▶ [Work to complete]: Leave the pictures out, and retype all of the material exactly as written.
-=-=-
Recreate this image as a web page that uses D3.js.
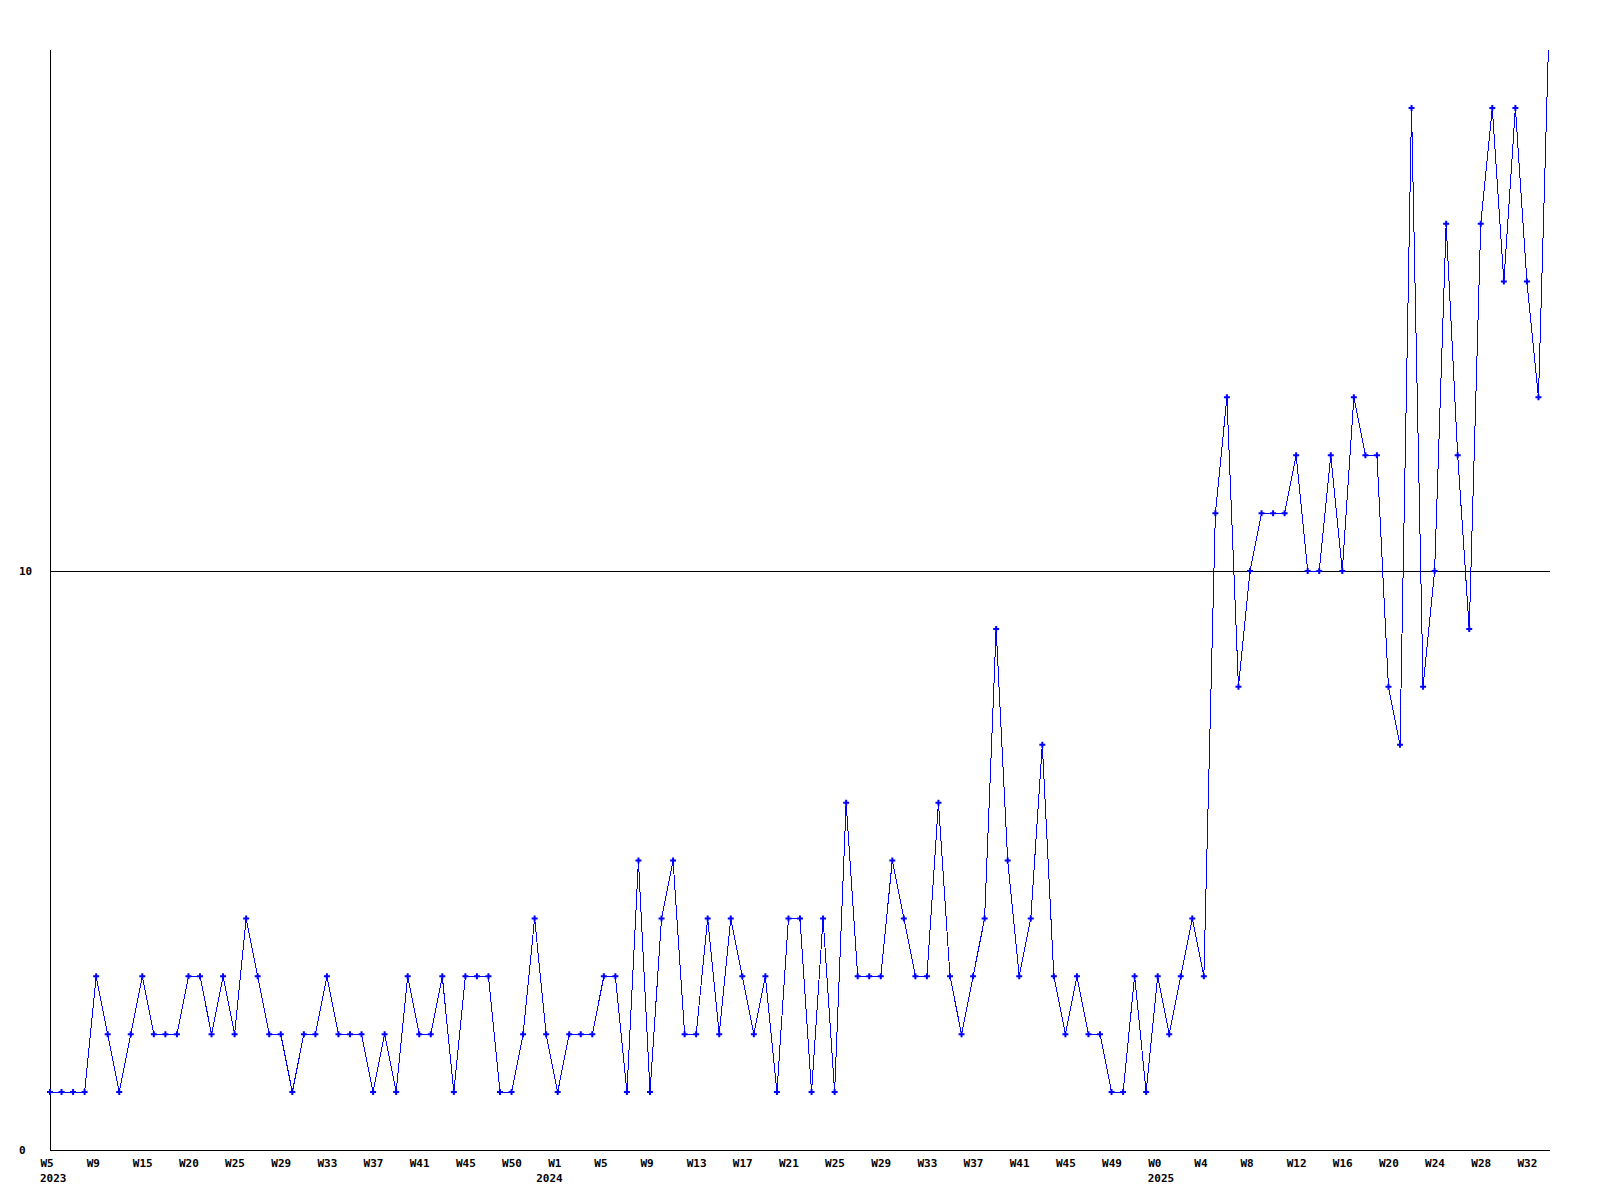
<!DOCTYPE html>
<html>
<head>
<meta charset="utf-8">
<script src="https://cdn.jsdelivr.net/npm/d3@7"></script>
<style>
  html, body { margin: 0; padding: 0; background: #fff; }
  svg { display: block; }
  text { font-family: "DejaVu Sans Mono", "Liberation Mono", monospace; font-weight: bold; font-size: 11px; fill: #000; }
</style>
</head>
<body>
<svg id="chart" width="1600" height="1200"></svg>
<script>
// ---- data ----
const values = [
  1, 1, 1, 1, 3, 2, 1, 2, 3, 2,
  2, 2, 3, 3, 2, 3, 2, 4, 3, 2,
  2, 1, 2, 2, 3, 2, 2, 2, 1, 2,
  1, 3, 2, 2, 3, 1, 3, 3, 3, 1,
  1, 2, 4, 2, 1, 2, 2, 2, 3, 3,
  1, 5, 1, 4, 5, 2, 2, 4, 2, 4,
  3, 2, 3, 1, 4, 4, 1, 4, 1, 6,
  3, 3, 3, 5, 4, 3, 3, 6, 3, 2,
  3, 4, 9, 5, 3, 4, 7, 3, 2, 3,
  2, 2, 1, 1, 3, 1, 3, 2, 3, 4,
  3, 11, 13, 8, 10, 11, 11, 11, 12, 10,
  10, 12, 10, 13, 12, 12, 8, 7, 18, 8,
  10, 16, 12, 9, 16, 18, 15, 18, 15, 13,
  20
];
const weekLabels = ["W5","W9","W15","W20","W25","W29","W33","W37","W41","W45","W50",
  "W1","W5","W9","W13","W17","W21","W25","W29","W33","W37","W41","W45","W49",
  "W0","W4","W8","W12","W16","W20","W24","W28","W32"];
const weekLabelEvery = 4;
const yearLabels = ["2023", "2024", "2025"];
const yearStartIndex = [0, 43, 96];
const yTicks = [0, 10];
const yMax = 19;

// ---- layout ----
const svg = d3.select("#chart");
const mLeft = 50, mRight = 1550, mTop = 50, mBottom = 1150;

const idx = d3.range(values.length);
const x = d3.scalePoint().domain(idx).range([mLeft, mRight]);
const y = d3.scaleLinear().domain([0, yMax]).range([mBottom, mTop]);

svg.append("defs").append("clipPath").attr("id", "plotclip")
  .append("rect").attr("x", mLeft - 5).attr("y", mTop).attr("width", mRight - mLeft + 10).attr("height", mBottom - mTop + 5);

// grid line at 10
svg.append("g").selectAll("line").data(yTicks.filter(d => d > 0)).join("line")
  .attr("x1", mLeft).attr("x2", mRight)
  .attr("y1", d => Math.round(y(d)) + 0.5).attr("y2", d => Math.round(y(d)) + 0.5)
  .attr("stroke", "#000").attr("stroke-width", 1);

// y axis
const yAxis = svg.append("g").attr("transform", `translate(${mLeft + 0.5},0)`)
  .call(d3.axisLeft(y).tickValues(yTicks).tickSize(0).tickSizeOuter(0).tickFormat(d3.format("d")));
yAxis.select(".domain").attr("stroke", "#000").attr("d", `M0,${mTop}V${mBottom + 0.5}`);
yAxis.selectAll("text")
  .attr("text-anchor", "start").attr("x", 19 - mLeft - 0.5).attr("dy", "0.32em")
  .style("font-family", "DejaVu Sans Mono").style("font-size", "11px").style("font-weight", "bold");

// x axis
const tickIdx = idx.filter(i => i % weekLabelEvery === 0).slice(0, weekLabels.length);
const xAxis = svg.append("g").attr("transform", `translate(0,${mBottom + 0.5})`)
  .call(d3.axisBottom(x).tickValues(tickIdx).tickSize(0).tickSizeOuter(0)
    .tickFormat(i => weekLabels[i / weekLabelEvery]));
xAxis.select(".domain").attr("stroke", "#000").attr("d", `M${mLeft},0H${mRight}`);
xAxis.selectAll("text")
  .attr("text-anchor", "start").attr("dx", -10).attr("y", 16.5).attr("dy", 0)
  .style("font-family", "DejaVu Sans Mono").style("font-size", "11px").style("font-weight", "bold");

// year labels
svg.append("g").selectAll("text").data(yearLabels).join("text")
  .attr("x", (d, k) => x(yearStartIndex[k]) - 10)
  .attr("y", mBottom + 32)
  .text(d => d);

// series
const plot = svg.append("g").attr("clip-path", "url(#plotclip)");
plot.append("path").datum(values)
  .attr("fill", "none").attr("stroke", "#0000ff").attr("stroke-width", 1)
  .attr("shape-rendering", "crispEdges")
  .attr("d", d3.line().x((d, i) => x(i)).y(d => y(d)));

plot.append("g").selectAll("path").data(values).join("path")
  .attr("transform", (d, i) => `translate(${x(i)},${y(d)})`)
  .attr("d", d3.symbol(d3.symbolCross, 20))
  .attr("fill", "#0000ff");
</script>
</body>
</html>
-=-=-
▶ [Exercise output]:
Recreate this image as a web page that uses D3.js.
<!DOCTYPE html>
<html>
<head>
<meta charset="utf-8">
<script src="https://cdn.jsdelivr.net/npm/d3@7"></script>
<style>
  html, body { margin: 0; padding: 0; background: #fff; }
  svg { display: block; }
  text { font-family: "DejaVu Sans Mono", "Liberation Mono", monospace; font-weight: bold; font-size: 11px; fill: #000; }
</style>
</head>
<body>
<svg id="chart" width="1600" height="1200"></svg>
<script>
// ---- data ----
const values = [
  1, 1, 1, 1, 3, 2, 1, 2, 3, 2,
  2, 2, 3, 3, 2, 3, 2, 4, 3, 2,
  2, 1, 2, 2, 3, 2, 2, 2, 1, 2,
  1, 3, 2, 2, 3, 1, 3, 3, 3, 1,
  1, 2, 4, 2, 1, 2, 2, 2, 3, 3,
  1, 5, 1, 4, 5, 2, 2, 4, 2, 4,
  3, 2, 3, 1, 4, 4, 1, 4, 1, 6,
  3, 3, 3, 5, 4, 3, 3, 6, 3, 2,
  3, 4, 9, 5, 3, 4, 7, 3, 2, 3,
  2, 2, 1, 1, 3, 1, 3, 2, 3, 4,
  3, 11, 13, 8, 10, 11, 11, 11, 12, 10,
  10, 12, 10, 13, 12, 12, 8, 7, 18, 8,
  10, 16, 12, 9, 16, 18, 15, 18, 15, 13,
  20
];
const weekLabels = ["W5","W9","W15","W20","W25","W29","W33","W37","W41","W45","W50",
  "W1","W5","W9","W13","W17","W21","W25","W29","W33","W37","W41","W45","W49",
  "W0","W4","W8","W12","W16","W20","W24","W28","W32"];
const weekLabelEvery = 4;
const yearLabels = ["2023", "2024", "2025"];
const yearStartIndex = [0, 43, 96];
const yTicks = [0, 10];
const yMax = 19;

// ---- layout ----
const svg = d3.select("#chart");
const mLeft = 50, mRight = 1550, mTop = 50, mBottom = 1150;

const idx = d3.range(values.length);
const x = d3.scalePoint().domain(idx).range([mLeft, mRight]);
const y = d3.scaleLinear().domain([0, yMax]).range([mBottom, mTop]);

svg.append("defs").append("clipPath").attr("id", "plotclip")
  .append("rect").attr("x", mLeft - 5).attr("y", mTop).attr("width", mRight - mLeft + 10).attr("height", mBottom - mTop + 5);

// grid line at 10
svg.append("g").selectAll("line").data(yTicks.filter(d => d > 0)).join("line")
  .attr("x1", mLeft).attr("x2", mRight)
  .attr("y1", d => Math.round(y(d)) + 0.5).attr("y2", d => Math.round(y(d)) + 0.5)
  .attr("stroke", "#000").attr("stroke-width", 1);

// y axis
const yAxis = svg.append("g").attr("transform", `translate(${mLeft + 0.5},0)`)
  .call(d3.axisLeft(y).tickValues(yTicks).tickSize(0).tickSizeOuter(0).tickFormat(d3.format("d")));
yAxis.select(".domain").attr("stroke", "#000").attr("d", `M0,${mTop}V${mBottom + 0.5}`);
yAxis.selectAll("text")
  .attr("text-anchor", "start").attr("x", 19 - mLeft - 0.5).attr("dy", "0.32em")
  .style("font-family", "DejaVu Sans Mono").style("font-size", "11px").style("font-weight", "bold");

// x axis
const tickIdx = idx.filter(i => i % weekLabelEvery === 0).slice(0, weekLabels.length);
const xAxis = svg.append("g").attr("transform", `translate(0,${mBottom + 0.5})`)
  .call(d3.axisBottom(x).tickValues(tickIdx).tickSize(0).tickSizeOuter(0)
    .tickFormat(i => weekLabels[i / weekLabelEvery]));
xAxis.select(".domain").attr("stroke", "#000").attr("d", `M${mLeft},0H${mRight}`);
xAxis.selectAll("text")
  .attr("text-anchor", "start").attr("dx", -10).attr("y", 16.5).attr("dy", 0)
  .style("font-family", "DejaVu Sans Mono").style("font-size", "11px").style("font-weight", "bold");

// year labels
svg.append("g").selectAll("text").data(yearLabels).join("text")
  .attr("x", (d, k) => x(yearStartIndex[k]) - 10)
  .attr("y", mBottom + 32)
  .text(d => d);

// series
const plot = svg.append("g").attr("clip-path", "url(#plotclip)");
plot.append("path").datum(values)
  .attr("fill", "none").attr("stroke", "#0000ff").attr("stroke-width", 1)
  .attr("shape-rendering", "crispEdges")
  .attr("d", d3.line().x((d, i) => x(i)).y(d => y(d)));

plot.append("g").selectAll("path").data(values).join("path")
  .attr("transform", (d, i) => `translate(${x(i)},${y(d)})`)
  .attr("d", d3.symbol(d3.symbolCross, 20))
  .attr("fill", "#0000ff");
</script>
</body>
</html>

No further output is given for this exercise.